Basis für eine Rekonstruktion der Wirtschaftsweise

Die Rekonstruktion von Vegetation ist derzeit nur in bestimmten 500 Jahres-Zeitfenstern möglich. Für die Rekonstruktion wurden Buchensee und Steißlinger See gewählt. Die dargestellten Zeitfenster entsprechen dem Übergang vom Mittelneolithikum zum Jungneolithikum (4700-4200 v. Chr.), einem jungneolithischen Zeitfenster vor der Einführung des Pfluges (4200-3700 v. Chr.) und einem eisenzeitlichen–römerzeitlichen Zeitfenster (200 v. Chr. - 300 n. Chr.) als Kontrast.
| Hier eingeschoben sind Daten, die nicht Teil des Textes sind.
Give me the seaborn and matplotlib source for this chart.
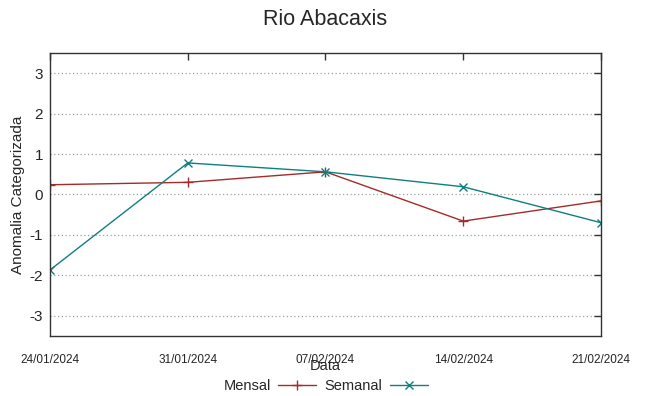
import pandas as pd
import matplotlib
matplotlib.use('Agg')
import matplotlib.pyplot as plt
import matplotlib.dates as mdates
from matplotlib.lines import Line2D
import seaborn as sns

datas = ['24/01/2024', '31/01/2024', '07/02/2024', '14/02/2024', '21/02/2024']
mensal = [0.24, 0.30, 0.56, -0.66, -0.16]
semanal = [-1.87, 0.78, 0.56, 0.19, -0.70]

sns.set_style('white')
plt.rcParams['font.family'] = ['Liberation Sans', 'DejaVu Sans']
plt.rcParams['axes.unicode_minus'] = False

dt = pd.to_datetime(datas, format='%d/%m/%Y')
df_m = pd.DataFrame({'Data': dt, 'valor': mensal})
df_s = pd.DataFrame({'Data': dt, 'valor': semanal})

fig, ax = plt.subplots(figsize=(6.49, 3.96), dpi=100)
fig.subplots_adjust(left=0.077, right=0.926, top=0.866, bottom=0.152)

cores = {'Mensal': '#a52a2a', 'Semanal': '#0f7f7f'}
sns.lineplot(data=df_m, x='Data', y='valor', color=cores['Mensal'], marker='+',
             markersize=7, markeredgewidth=1, markeredgecolor=cores['Mensal'],
             linewidth=1, ax=ax)
sns.lineplot(data=df_s, x='Data', y='valor', color=cores['Semanal'], marker='x',
             markersize=6, markeredgewidth=1, markeredgecolor=cores['Semanal'],
             linewidth=1, ax=ax)

ax.set_xlim(dt[0], dt[-1])
ax.set_ylim(-3.5, 3.5)
ax.set_yticks([-3, -2, -1, 0, 1, 2, 3])
ax.set_xticks(dt)
ax.xaxis.set_major_formatter(mdates.DateFormatter('%d/%m/%Y'))

ax.grid(axis='y', linestyle=(0, (1, 2)), color='#a0a0a0', linewidth=0.9)
for s in ax.spines.values():
    s.set_color('#333333')
    s.set_linewidth(1)

ax.tick_params(axis='both', direction='in', top=True, right=True, length=5,
               width=1, color='#333333')
ax.tick_params(axis='y', labelsize=11, pad=5)
ax.tick_params(axis='x', labelsize=8.5, pad=13)

ax.set_title('Rio Abacaxis', fontsize=15.5, pad=20)
ax.set_xlabel('Data', fontsize=10.5, labelpad=-5)
ax.set_ylabel('Anomalia Categorizada', fontsize=11, labelpad=3)

h = [Line2D([], [], color=cores['Mensal'], marker='+', lw=1, markersize=7),
     Line2D([], [], color=cores['Semanal'], marker='x', lw=1, markersize=6)]
ax.legend(h, ['Mensal', 'Semanal'], loc='upper center', bbox_to_anchor=(0.5, -0.105),
          ncol=2, frameon=False, markerfirst=False, fontsize=10.5,
          handlelength=2.6, columnspacing=0.6, handletextpad=0.5)

fig.savefig('out.png', dpi=100)
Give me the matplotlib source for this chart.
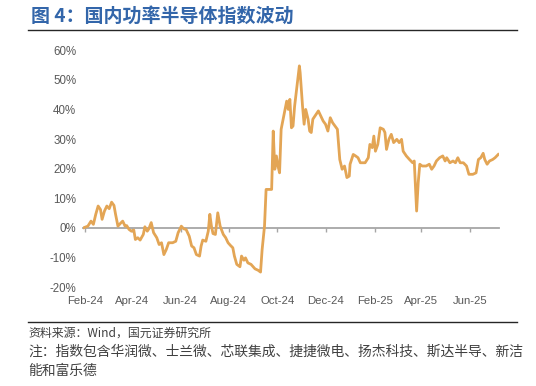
import numpy as np
import pandas as pd
import matplotlib
matplotlib.use('Agg')
import matplotlib.pyplot as plt
import matplotlib.dates as mdates
from matplotlib.ticker import FuncFormatter

plt.rcParams['font.family'] = ['Liberation Sans', 'Noto Sans CJK SC', 'DejaVu Sans']

start_date = '2024-02-01'
# days since start_date
day_offset = [-2, 4, 8, 11, 14, 17, 20, 22, 25, 28, 31, 34, 37, 39, 42, 45, 48, 51, 53, 56,
              59, 62, 64, 67, 70, 74, 76, 79, 81, 84, 87, 91, 94, 97, 100, 103, 106, 111, 115, 118,
              122, 125, 128, 132, 135, 138, 141, 145, 147, 149, 153, 156, 158, 160, 162, 165, 168, 171, 175, 178,
              181, 184, 187, 189, 192, 196, 198, 201, 203, 206, 210, 215, 219, 222, 224, 227, 229, 236, 238, 240,
              242, 244, 246, 248, 253, 255, 257, 259, 261, 263, 265, 268, 271, 272, 275, 277, 279, 282, 284, 286,
              288, 292, 295, 298, 301, 304, 307, 310, 313, 316, 319, 322, 325, 328, 331, 334, 335, 339, 342, 345,
              348, 354, 358, 360, 363, 365, 367, 370, 373, 377, 379, 381, 384, 387, 390, 394, 397, 400, 402, 406,
              410, 414, 416, 419, 421, 423, 426, 431, 435, 438, 441, 444, 448, 452, 455, 457, 461, 465, 468, 471,
              474, 478, 482, 485, 490, 494, 497, 500, 503, 505, 508, 511, 515, 518, 522]
# index change, %
change = [0.0, 0.6, 2.3, 1.2, 4.6, 7.4, 6.2, 2.9, 5.7, 7.4, 6.5, 8.7, 7.6, 4.6, 0.6, 1.5, 2.3, 0.6, 0.8, -0.5,
          -1.1, -0.7, -3.9, -3.3, -4.1, -2.2, 0.4, -1.1, -0.3, 1.8, -1.6, -3.3, -5.6, -5.0, -9.0, -7.3, -5.0, -5.0, -4.5, -1.6,
          0.6, -0.3, -0.5, -2.8, -6.1, -6.7, -9.0, -9.5, -6.1, -4.1, -4.5, -1.1, 4.6, 0.6, -1.9, -2.2, 5.1, 0.6, -2.2, -3.3,
          -5.0, -5.9, -6.7, -9.5, -12.3, -13.1, -9.5, -10.9, -10.1, -11.8, -12.3, -13.8, -14.3, -14.9, -7.3, 0.6, 13.0, 13.0, 32.7, 19.8,
          24.3, 20.9, 18.6, 33.3, 40.0, 42.8, 40.0, 43.4, 33.8, 34.4, 41.1, 47.9, 54.7, 52.4, 41.1, 35.0, 40.0, 36.7, 32.7, 32.2,
          36.7, 38.3, 39.5, 37.8, 36.1, 35.0, 32.7, 37.2, 35.5, 34.4, 33.3, 23.1, 19.8, 20.9, 17.0, 17.5, 21.5, 24.8, 24.3, 23.7,
          22.0, 22.0, 23.7, 28.2, 27.1, 31.0, 25.9, 28.2, 33.8, 33.3, 32.2, 26.5, 29.9, 31.6, 28.8, 29.9, 28.8, 29.9, 25.9, 24.3,
          23.1, 22.0, 22.6, 5.7, 15.3, 21.5, 20.9, 20.9, 21.5, 19.8, 20.9, 22.6, 23.7, 24.3, 22.6, 23.7, 22.0, 22.6, 22.0, 23.7,
          22.0, 22.0, 20.9, 18.1, 18.1, 18.6, 23.1, 23.7, 25.2, 23.1, 21.5, 22.6, 23.1, 23.7, 24.8]

title = '图 4：国内功率半导体指数波动'
source = '资料来源：Wind，国元证券研究所'
note_lines = ['注：指数包含华润微、士兰微、芯联集成、捷捷微电、扬杰科技、斯达半导、新洁',
              '能和富乐德']

dates = pd.Timestamp(start_date) + pd.to_timedelta(day_offset, unit='D')
values = np.array(change)

fig = plt.figure(figsize=(5.36, 3.86), dpi=100)
ax = fig.add_axes([0.155, 0.256, 0.776, 0.614])

ax.plot(dates, values, color='#E3A555', lw=2.0, solid_joinstyle='round')

ax.set_ylim(-20, 60)
ax.set_yticks(range(-20, 61, 10))
ax.yaxis.set_major_formatter(FuncFormatter(lambda v, p: f'{v:.0f}%'))
ax.set_xlim(dates[0], dates[-1] + pd.Timedelta(days=1))
ax.xaxis.set_major_locator(mdates.MonthLocator(bymonth=[2, 4, 6, 8, 10, 12]))
ax.xaxis.set_major_formatter(mdates.DateFormatter('%b-%y'))

for s in ['top', 'right', 'left']:
    ax.spines[s].set_visible(False)
ax.spines['bottom'].set_position(('data', 0))
ax.spines['bottom'].set_color('#A6A6A6')
ax.spines['bottom'].set_linewidth(1.3)
ax.spines['bottom'].set_zorder(1)

ax.tick_params(axis='y', length=0, pad=5, labelsize=8.3, labelcolor='#595959')
ax.tick_params(axis='x', length=3, width=1, color='#A6A6A6', pad=46,
               labelsize=8.2, labelcolor='#595959')

cjk = ['Noto Sans CJK SC', 'DejaVu Sans']
fig.text(31 / 536, 1 - 16 / 386, title, family=cjk,
         fontsize=13.7, fontweight='bold', color='#3366AA', va='center', ha='left')
fig.add_artist(plt.Line2D([28 / 536, 517 / 536], [1 - 30 / 386, 1 - 30 / 386],
                          color='#262626', lw=1.0))
fig.add_artist(plt.Line2D([28 / 536, 517 / 536], [1 - 322 / 386, 1 - 322 / 386],
                          color='#262626', lw=1.0))
fig.text(28 / 536, 1 - 333 / 386, source, family=cjk,
         fontsize=8.6, color='#404040', va='center', ha='left')
fig.text(28 / 536, 1 - 352 / 386, note_lines[0], family=cjk,
         fontsize=9.95, color='#404040', va='center', ha='left')
fig.text(28 / 536, 1 - 371 / 386, note_lines[1], family=cjk,
         fontsize=9.95, color='#404040', va='center', ha='left')

fig.savefig('out.png', dpi=100)
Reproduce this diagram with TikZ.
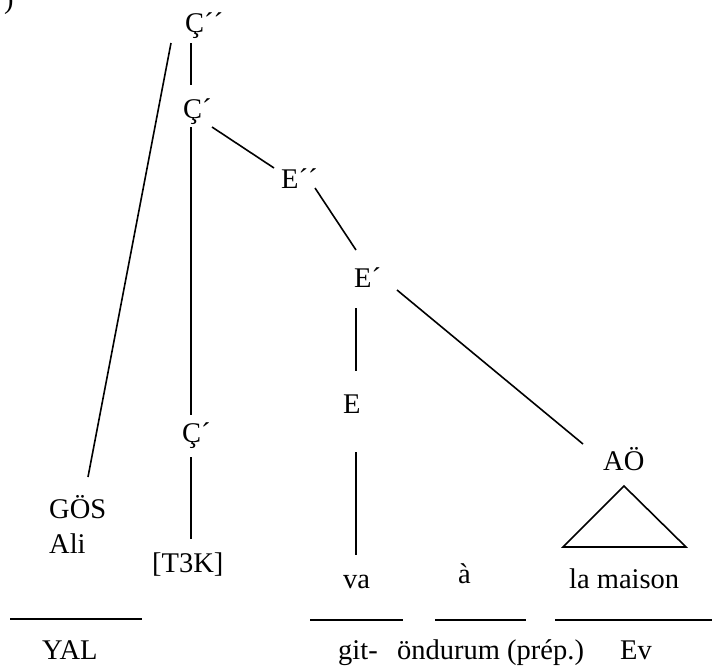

Die Gehölze wurden in Bäume und Sträucher unterteilt, aber es ist klar, dass Sträucher auch einen Teil des natürlichen Waldes bilden. Bei der gewählten Darstellungsweise wird aber der immense Zuwachs von Strauchvegetation vom ersten zum zweiten Zeitfenster deutlich. Es gibt dagegen keinen oder doch kaum einen Anstieg der Kräuter und Gräser, Getreide ist ebenfalls nicht sichtbar. In der Eisenzeit zeigt sich ein deutlicher Anstieg in der Offenlandvegetation - im Gegensatz zum Neolithikum gab es Grünland als Weide.

 

Änderungen in der Waldvegetation als Ausdruck menschlichen Wirtschaftens

Nicht nur der Waldanteil variierte durch die Zeiten, auch die Zusammensetzung des Waldes veränderte sich. Während im ältesten Zeitfenster die Ulme einen großen Anteil am Waldbestand hat, spielte sie im darauf folgenden Zeitfenster nur noch eine geringe Rolle. Der Rückgang der Ulme wurde durch Ausbreitung von Buche und auch Eiche kompensiert. In der Eisenzeit sah der Wald wiederum völlig anders aus. Er wurde hauptsächlich durch Eichen gebildet, die im Rahmen einer planmäßigen Waldwirtschaft gefördert wurden. Hinzu kommen Baumarten, die im Neolithikum keine Rolle gespielt haben, so etwa Kiefer, Fichte, Tanne und vor allem Hainbuche. Diese Bäume konnten sich erst im Laufe der Zeit in der durch Menschen gestörten Waldvegetation durchsetzen.